Bakush is one of the last detainees to be released among a group of 20 suspected low-level Islamist fighters captured in a 2002 raid on facilities U.S. and Pakistani authorities believed Al Qaeda was using as safe houses, according to The New York Times. The Department of Defense (DOD) reached an agreement with Algeria to transfer Bakush, originally thought to hail from Libya, subject to continued monitoring, travel restrictions and security conditions, the statement said.
“The United States appreciates the willingness of the Government of Algeria, and other partners to support ongoing U.S. efforts toward a deliberate and thorough process focused on responsibly reducing the detainee population and ultimately closing the Guantanamo Bay facility,” the Pentagon said.

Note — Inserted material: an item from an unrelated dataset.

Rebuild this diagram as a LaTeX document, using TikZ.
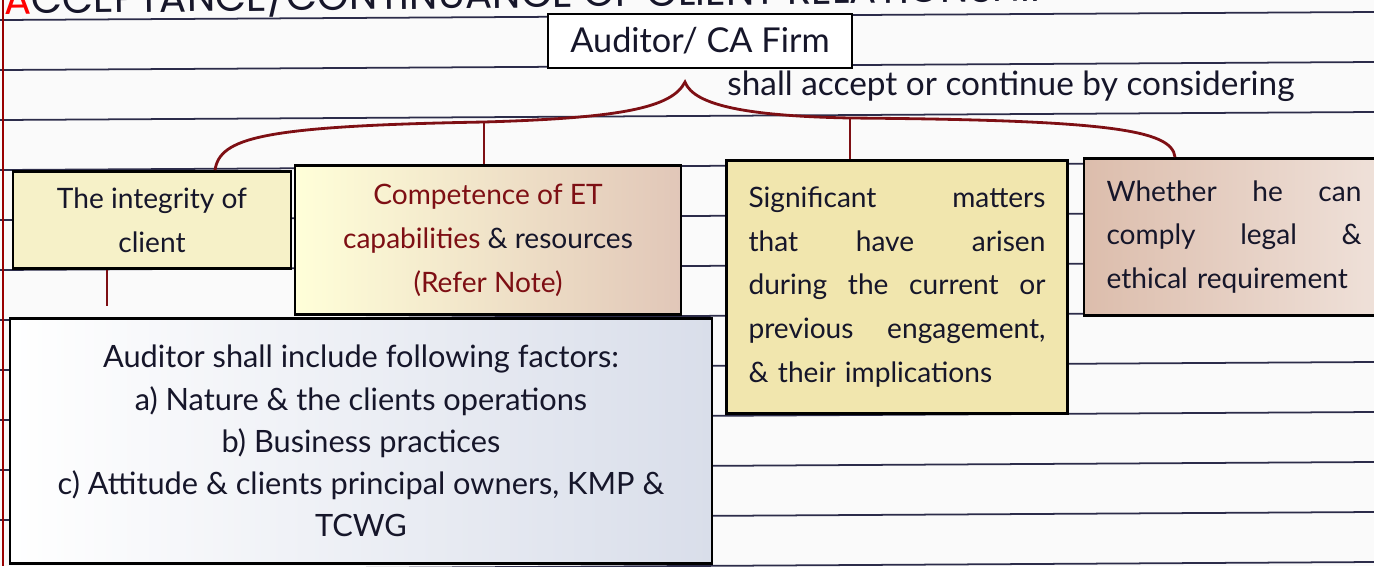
\documentclass[tikz,border=0pt]{standalone}
\usepackage{fontspec}
\setmainfont{Lato}
\newfontfamily\titlefont{Poppins}
\usetikzlibrary{positioning}
\definecolor{inkred}{HTML}{7E0F14}
\definecolor{ink}{HTML}{16162A}
\definecolor{rulecol}{HTML}{2C2C4A}
\definecolor{paleyellow}{HTML}{F6F1C8}
\definecolor{sandyellow}{HTML}{F1E6AE}
\definecolor{rosebrown}{HTML}{DCBDAC}
\definecolor{paleblue}{HTML}{D9DEEA}
\begin{document}
\begin{tikzpicture}[
x=0.02cm, y=-0.02cm,
box/.style={
draw=black,
line width=1.6pt,
align=center,
inner sep=0pt,
text=ink,
font=\fontsize{16}{25}\selectfont
},
link/.style={draw=inkred, line width=1.6pt},
ruling/.style={draw=rulecol, line width=1pt}
]
\useasboundingbox (0,0) rectangle (1374,566);
\clip (0,0) rectangle (1374,566);
\fill[white!96!gray] (0,0) rectangle (1374,566);
\foreach \y in {20,70,...,570}
  \draw[ruling] (0,\y) -- (1374,\y-8);
\draw[red!60!black, line width=0.6pt] (3,0) -- (3,566);

\node[anchor=base west, rotate=0.7, inner sep=0pt, text=ink, font=\titlefont\fontsize{23}{23}\selectfont] (title) at (4,14) {\textcolor{red}{A}CCEPTANCE/CONTINUANCE OF CLIENT RELATIONSHIP};

\node[box, fill=white, minimum width=6.08cm, minimum height=1.08cm, font=\fontsize{19.5}{22}\selectfont] (firm) at (700,41) {Auditor/ CA Firm};
\node[anchor=west, inner sep=0pt, text=ink, font=\fontsize{19}{22}\selectfont] (accept) at (727,86) {shall accept or continue by considering};

\node[box, fill=paleyellow, minimum width=5.56cm, minimum height=1.94cm] (integrity) at (152,220) {The integrity of\\client};
\node[box, left color=white!85!yellow, right color=rosebrown!85, minimum width=7.72cm, minimum height=2.98cm] (competence) at (488,240) {\textcolor{inkred}{Competence of ET}\\\textcolor{inkred}{capabilities} \& resources\\\textcolor{inkred}{(Refer Note)}};
\node[box, fill=sandyellow, minimum width=6.82cm, minimum height=5.06cm, text width=5.94cm, align=left] (matters) at (897,287) {Significant \hfill matters\\that \hfill have \hfill arisen\\during \hfill the \hfill current \hfill or\\previous \hfill engagement,\\\& their implications};
\node[box, left color=rosebrown, right color=rosebrown!45!white, minimum width=6cm, minimum height=3.14cm, text width=5.1cm, align=left] (comply) at (1234,237) {Whether \hfill he \hfill can\\comply \hfill legal \hfill \&\\ethical requirement};
\node[box, left color=white, right color=paleblue, minimum width=14.04cm, minimum height=4.9cm, font=\fontsize{17.5}{24}\selectfont] (factors) at (361,441) {Auditor shall include following factors:\\a) Nature \& the clients operations\\b) Business practices\\c) Attitude \& clients principal owners, KMP \&\\TCWG};

\coordinate (peak) at (685,82);
\coordinate (jl) at (484,122);
\coordinate (jr) at (850,118);
\coordinate (bl) at (215,0);
\coordinate (br) at (1175,0);
\coordinate (dl) at (107,0);
\draw[link] (bl |- integrity.north) .. controls (220,138) and (260,126) .. (jl) .. controls (620,118) and (672,108) .. (peak) .. controls (694,106) and (750,116) .. (jr) .. controls (1110,120) and (1172,130) .. (br |- comply.north);
\draw[link] (jl) -- (jl |- competence.north);
\draw[link] (jr) -- (jr |- matters.north);
\draw[link] (dl |- integrity.south) -- ++(0,36);
\end{tikzpicture}
\end{document}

A DOD review board determined Bakush was eligible for transfer on April 13, after Secretary of Defense Lloyd Austin notified Congress of his intent to repatriate the detainee in February, according to the statement.

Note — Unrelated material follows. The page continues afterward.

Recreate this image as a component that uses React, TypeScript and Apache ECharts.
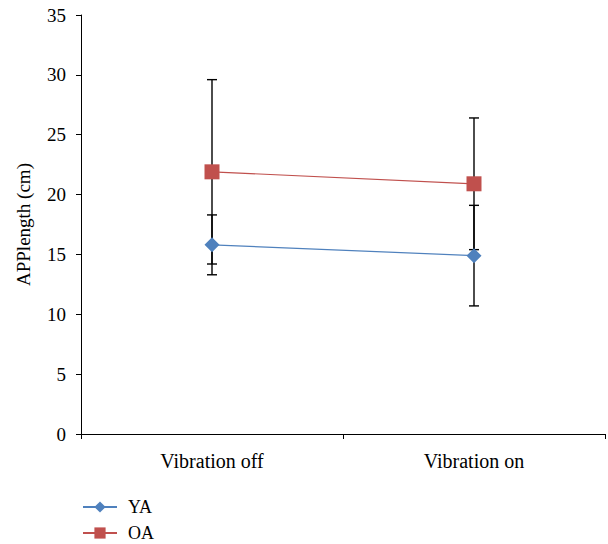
import React, { useEffect, useRef } from "react";
import * as echarts from "echarts";

const categories = ["Vibration off", "Vibration on"];
const yaMean = [15.8, 14.9];
const yaSD = [2.5, 4.2];
const oaMean = [21.9, 20.9];
const oaSD = [7.7, 5.5];
const yTicks = { min: 0, max: 35, interval: 5 };
const legendNames = ["YA", "OA"];

const FONT = "'Liberation Serif', 'DejaVu Serif', serif";
const BLUE = "#4F81BD";
const RED = "#C0504D";

export default function App() {
  const ref = useRef<HTMLDivElement>(null);
  useEffect(() => {
    if (!ref.current) return;
    const chart = echarts.init(ref.current, null, { renderer: "svg" });
    const errData: number[][] = [];
    categories.forEach((_, i) => {
      errData.push([i, yaMean[i] - yaSD[i], yaMean[i] + yaSD[i]]);
      errData.push([i, oaMean[i] - oaSD[i], oaMean[i] + oaSD[i]]);
    });
    const legendBase = {
      orient: "vertical",
      left: 82,
      padding: 0,
      itemWidth: 34,
      itemHeight: 14,
      textStyle: { fontFamily: FONT, fontSize: 18, color: "#000", padding: [0, 0, 0, 6] },
    };
    chart.setOption({
      animation: false,
      grid: { left: 81, right: 3, top: 15, bottom: 110, containLabel: false },
      legend: [
        { ...legendBase, top: 498, data: [legendNames[0]] },
        { ...legendBase, top: 524, data: [legendNames[1]] },
      ],
      xAxis: {
        type: "category",
        data: categories,
        boundaryGap: true,
        axisLine: { lineStyle: { color: "#000", width: 1 } },
        axisTick: { show: true, length: 5, lineStyle: { color: "#000" } },
        axisLabel: { fontFamily: FONT, fontSize: 20, color: "#000", margin: 17 },
      },
      yAxis: {
        type: "value",
        min: yTicks.min,
        max: yTicks.max,
        interval: yTicks.interval,
        name: "APPlength (cm)",
        nameLocation: "middle",
        nameGap: 48,
        nameTextStyle: { fontFamily: FONT, fontSize: 19, color: "#000" },
        axisLine: { show: true, lineStyle: { color: "#000", width: 1 } },
        axisTick: { show: true, length: 5, lineStyle: { color: "#000" } },
        axisLabel: { fontFamily: FONT, fontSize: 19, color: "#000", margin: 15 },
        splitLine: { show: false },
      },
      series: [
        {
          type: "custom",
          name: "err",
          z: 1,
          data: errData,
          renderItem: (params: any, api: any) => {
            const x = api.value(0);
            const lo = api.coord([x, api.value(1)]);
            const hi = api.coord([x, api.value(2)]);
            const hw = 5;
            const style = { stroke: "#000", lineWidth: 1.4 };
            return {
              type: "group",
              children: [
                { type: "line", shape: { x1: hi[0], y1: hi[1], x2: lo[0], y2: lo[1] }, style },
                { type: "line", shape: { x1: hi[0] - hw, y1: hi[1], x2: hi[0] + hw, y2: hi[1] }, style },
                { type: "line", shape: { x1: lo[0] - hw, y1: lo[1], x2: lo[0] + hw, y2: lo[1] }, style },
              ],
            };
          },
        },
        {
          type: "line",
          name: legendNames[0],
          z: 3,
          data: yaMean,
          symbol: "diamond",
          symbolSize: 15,
          itemStyle: { color: BLUE },
          lineStyle: { color: BLUE, width: 1.2 },
        },
        {
          type: "line",
          name: legendNames[1],
          z: 3,
          data: oaMean,
          symbol: "rect",
          symbolSize: 15,
          itemStyle: { color: RED },
          lineStyle: { color: RED, width: 1.2 },
        },
      ],
    });
    return () => chart.dispose();
  }, []);
  return <div ref={ref} style={{ width: 608, height: 544, position: "absolute", left: 0, top: 0 }} />;
}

All 20 operatives swept up the raid on Faisalabad dwellings were detained in Guantanamo, but only one remains as of Bakush’s transfer, the NYT reported.

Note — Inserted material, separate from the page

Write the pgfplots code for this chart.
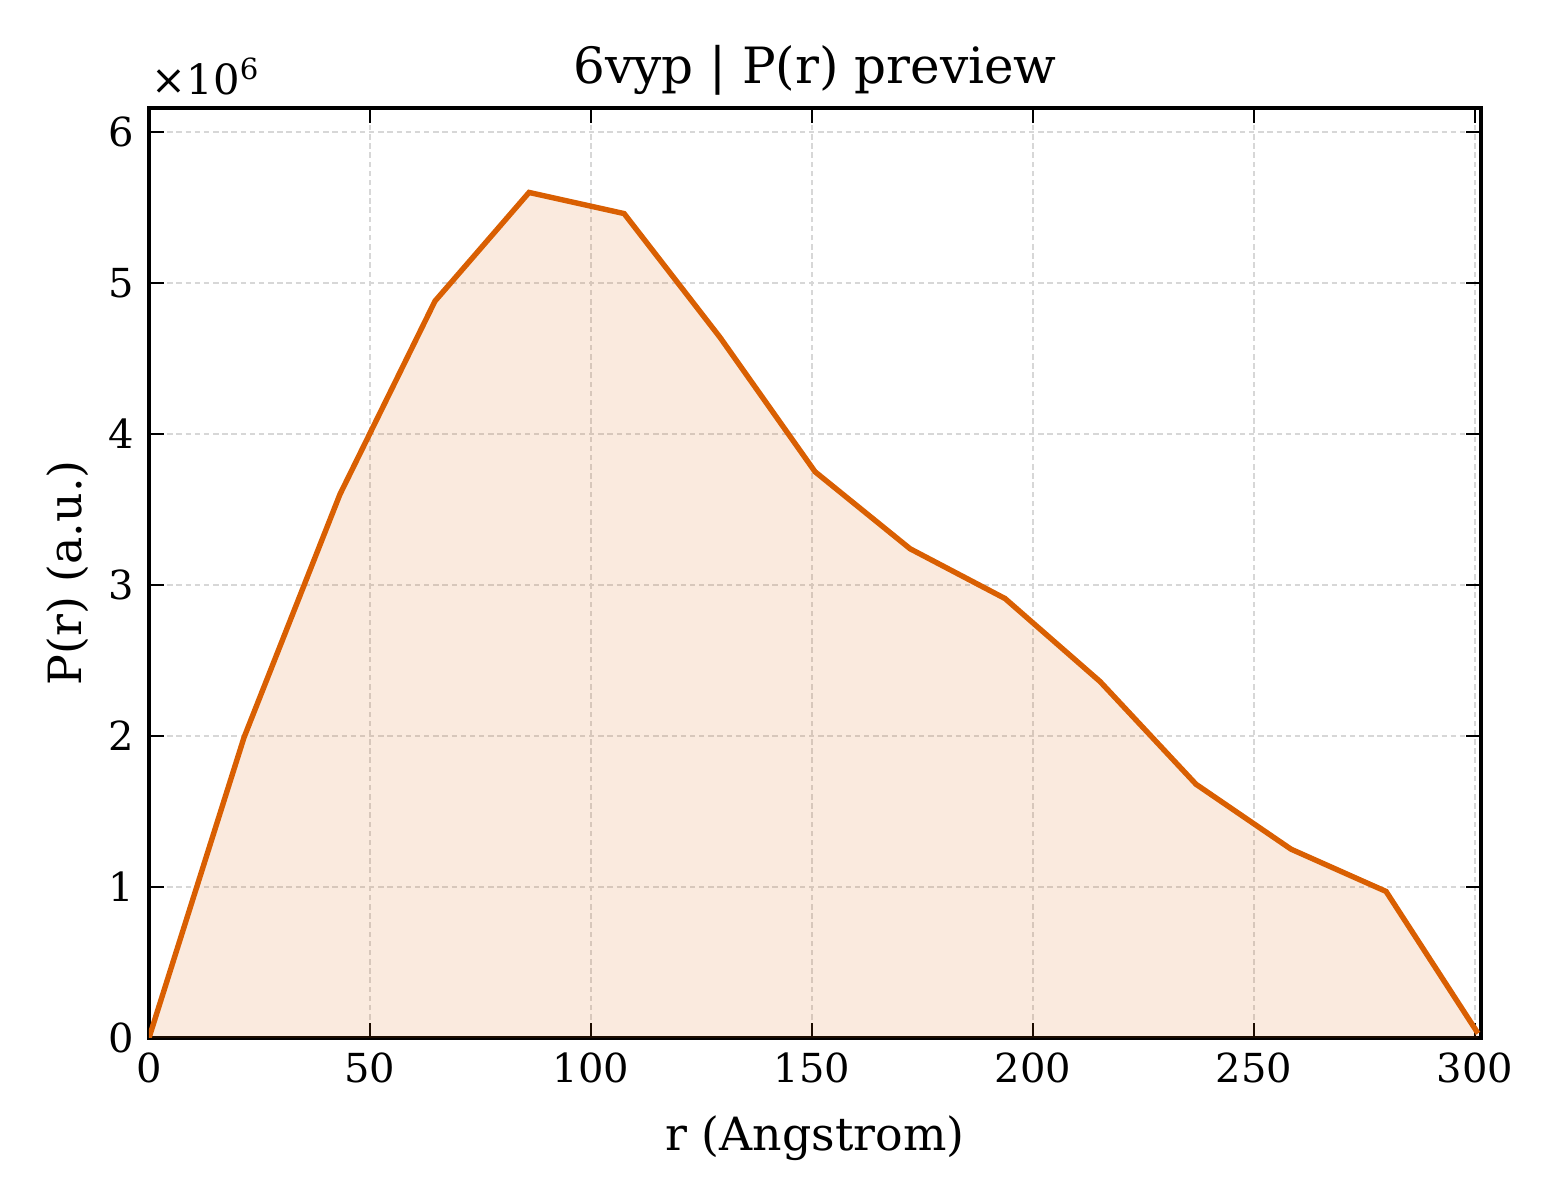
\documentclass[border=0pt]{standalone}
\usepackage{fontspec}
\setmainfont{DejaVu Serif}
\usepackage{pgfplots}
\pgfplotsset{compat=1.18}
\definecolor{prline}{RGB}{217,95,2}
\definecolor{gridc}{RGB}{215,215,215}
\begin{document}
\begin{tikzpicture}
\begin{axis}[
  name=main,
  at={(0,0)}, anchor=south west,
  scale only axis,
  width=319.7pt, height=223.2pt,
  xmin=0, xmax=301.4,
  ymin=0, ymax=6.16e6,
  xtick={0,50,...,300},
  ytick={0,1e6,2e6,3e6,4e6,5e6,6e6},
  yticklabels={0,1,2,3,4,5,6},
  scaled y ticks=false,
  tick align=inside,
  xtick pos=both, ytick pos=both,
  major tick length=3.6pt,
  tick style={black, line width=0.6pt},
  axis line style={black, line width=0.8pt},
  grid=major,
  major grid style={gridc, dash pattern=on 1.3pt off 0.9pt, line width=0.45pt},
  tick label style={font=\fontsize{9.6}{11}\selectfont},
  /pgf/number format/assume math mode=true,
  label style={font=\fontsize{11}{13}\selectfont},
  title style={font=\fontsize{12}{14}\selectfont, yshift=-6.5pt},
  title={6vyp | P(r) preview},
  xlabel={r (Angstrom)},
  ylabel={P(r) (a.u.)},
  xlabel style={yshift=-1pt},
  ylabel style={yshift=-2pt},
  clip=true,
]
\addplot[draw=none, fill=prline, fill opacity=0.13] coordinates {
(0,0) (21.5,1.99e6) (43.2,3.60e6) (64.7,4.88e6) (86.0,5.60e6) (107.5,5.46e6)
(129.2,4.64e6) (150.7,3.75e6) (172.2,3.24e6) (193.7,2.91e6) (215.2,2.36e6)
(236.9,1.68e6) (258.4,1.25e6) (279.9,0.97e6) (300.7,0.03e6)
} \closedcycle;
\addplot[prline, line width=1.3pt, mark=none] coordinates {
(0,0) (21.5,1.99e6) (43.2,3.60e6) (64.7,4.88e6) (86.0,5.60e6) (107.5,5.46e6)
(129.2,4.64e6) (150.7,3.75e6) (172.2,3.24e6) (193.7,2.91e6) (215.2,2.36e6)
(236.9,1.68e6) (258.4,1.25e6) (279.9,0.97e6) (300.7,0.03e6)
};
\end{axis}
\node[anchor=base west, inner sep=0pt, font=\fontsize{10}{12}\selectfont]
  at ([xshift=0.5pt, yshift=3.2pt]main.north west) {×10\textsuperscript{6}};
\useasboundingbox (-35.76pt,-38.88pt) rectangle (338.64pt,249.1pt);
\end{tikzpicture}
\end{document}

U.S. forces initially identified Bakush as Ali Abdul Razzaq from Libya, but he later claimed to be from Algeria and gave his name as Said Bakush, the NYT reported.
Bakush became increasingly reclusive during his two decades as prisoner, boycotting hearings to determine his suitability for release and in 2017 or 2018 refusing to speak with his lawyer, H. Candace Gorman, according to the NYT. He huddled in his cell at Camp 6, a building where more pliant detainees are permitted to eat, pray and watch TV together.
A U.S. military officer representing Bakush’s interests told the outlet he “he prefers to be alone and spends a lot of time in his cell” and planned to become a delivery driver.
U.S. intelligence agencies determined at his 2021 court appearance he “probably attended basic and advanced training in Afghanistan and later served as an instructor at an extremist camp prior to his capture,” according to the NYT.
Of the 30 detainees remaining at Guantanamo, more than half are eligible for transfer or repatriation, the Pentagon statement said.
However, those 16 captives include 11 Yemenis, a Libyan and a Somali who are legally unable to return, requiring more complex diplomatic negotiations to arrange their transfer, according to the NYT.
The total number of Guantanamo inmates reached a high of 660 in 2003, the outlet reported.